Born in broad daylight, that th' ungrateful rout
May find no room for a remaining doubt;

D

Truth, which itself is light, doth darkness shun,
As the true eaglet safely dares the sun.

Great Michael! Prince of all th' etherial hosts,
And whate'er inborn Saints our Britain boasts!
And, thou, th' adopted Patron of our Isle,

With cheerful aspects on this infant smile!

Whilst the baby is sleeping in its cradle it ought never to be left alone, for, besides supposed real enemies, such as cats, and rats, several of a supernatural kind have been said to encompass it. Ben Jonson in his masque of Queens, (the MS. of which, in his own hand writing, is in the British Museum,) has collected all the classical and popular superstitions concerning witches; of their malevolence to babies he says, in a song sung by witches:

Under a cradle I did creep

By day, and when the child was asleep,
At night I sucked its breath, then rose,
And plucked the nodding nurse by the nose.

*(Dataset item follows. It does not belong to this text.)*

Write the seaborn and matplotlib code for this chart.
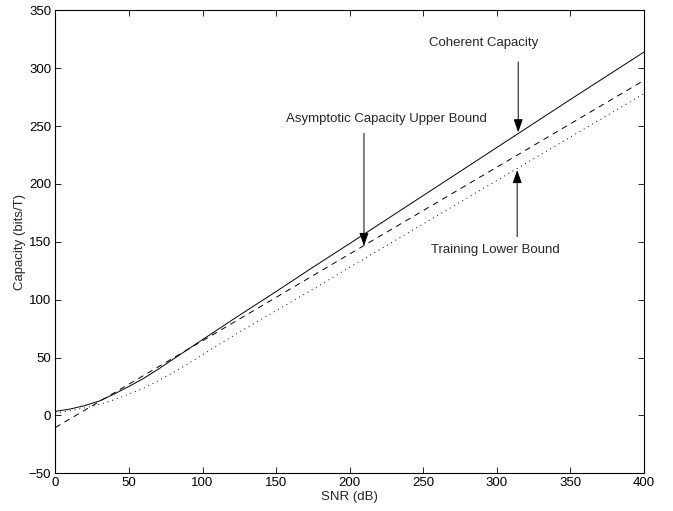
import matplotlib
matplotlib.use("Agg")
import matplotlib.pyplot as plt
import seaborn as sns

# values
snr_db = [0, 10, 20, 30, 40, 50, 60, 70, 80, 90, 100, 125, 150, 175, 200, 250, 300, 350, 400]
coherent = [3.5, 5.5, 8.5, 12.5, 18.5, 25, 32, 40, 48.5, 57, 65.5, 86.5, 107, 128, 148.5, 190, 231.5, 273, 314]
upper_bound = [-10.5, -3, 4.5, 12, 19.5, 27, 34.5, 42, 49.5, 57, 64.5, 83.25, 102, 120.75, 139.5, 177, 214.5, 252, 289.5]
lower_bound = [2, 4, 6.5, 9.5, 13.5, 18.5, 23.5, 30, 37, 44.5, 52.5, 72, 90.5, 109, 128, 165.5, 203, 240.5, 278]

x_ticks = [0, 50, 100, 150, 200, 250, 300, 350, 400]
y_ticks = [-50, 0, 50, 100, 150, 200, 250, 300, 350]

sns.set_style("ticks")
plt.rcParams['font.family'] = ['Liberation Sans', 'DejaVu Sans']
fs = 9.5

fig = plt.figure(figsize=(6.73, 5.11), dpi=100)
ax = fig.add_axes([0.0822, 0.0738, 0.8748, 0.906])

sns.lineplot(x=snr_db, y=coherent, ax=ax, color='k', lw=0.7)
sns.lineplot(x=snr_db, y=upper_bound, ax=ax, color='k', lw=0.7)
ax.lines[-1].set_linestyle((0, (6, 5)))
sns.lineplot(x=snr_db, y=lower_bound, ax=ax, color='k', lw=0.7)
ax.lines[-1].set_linestyle((0, (1, 4)))

ax.set_xlim(0, 400)
ax.set_ylim(-50, 350)
ax.set_xticks(x_ticks)
ax.set_yticks(y_ticks)
ax.tick_params(direction='in', length=4, width=0.6, labelsize=fs,
               top=True, right=True, colors='k', pad=3)
for s in ax.spines.values():
    s.set_linewidth(0.8)
    s.set_color('k')
ax.set_xlabel('SNR (dB)', fontsize=fs, labelpad=1)
ax.set_ylabel('Capacity (bits/T)', fontsize=fs, labelpad=2)

arrow = dict(arrowstyle='-|>,head_length=0.8,head_width=0.28', color='k',
             lw=0.7, shrinkA=0, shrinkB=0)
ax.text(291, 321.7, 'Coherent Capacity', ha='center', va='center', fontsize=fs)
ax.annotate('', xy=(314.5, 244.6), xytext=(314.5, 305.4), arrowprops=arrow)
ax.text(225, 255.8, 'Asymptotic Capacity Upper Bound', ha='center', va='center', fontsize=fs)
ax.annotate('', xy=(209.7, 146.4), xytext=(209.7, 243.7), arrowprops=arrow)
ax.text(299, 142.9, 'Training Lower Bound', ha='center', va='center', fontsize=fs)
ax.annotate('', xy=(313.8, 212.0), xytext=(313.8, 154.4), arrowprops=arrow)

fig.savefig('out.png', dpi=100)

But a still more popular superstition was, that of Fairies exchanging babies. In the British Museum is preserved the advertisement of a changeling exhibited at Bartholemew Fair in the reign of William and Mary; its anatomy might be seen by holding a candle to its back. Martin Luther tells us that he saw a changeling that had sucked its mother and five wetnurses dry. He advised the Prince of Anhalt to throw it into the river Maldaw. Henry the Fourth says of his son and Harry Hotspur,

O, that it could be proved,

That some night-tripping fairy had exchang'd
In cradle-clothes our children where they lay,
And call'd mine-Percy, his-Plantagenet !
Then would I have his Harry, and he mine.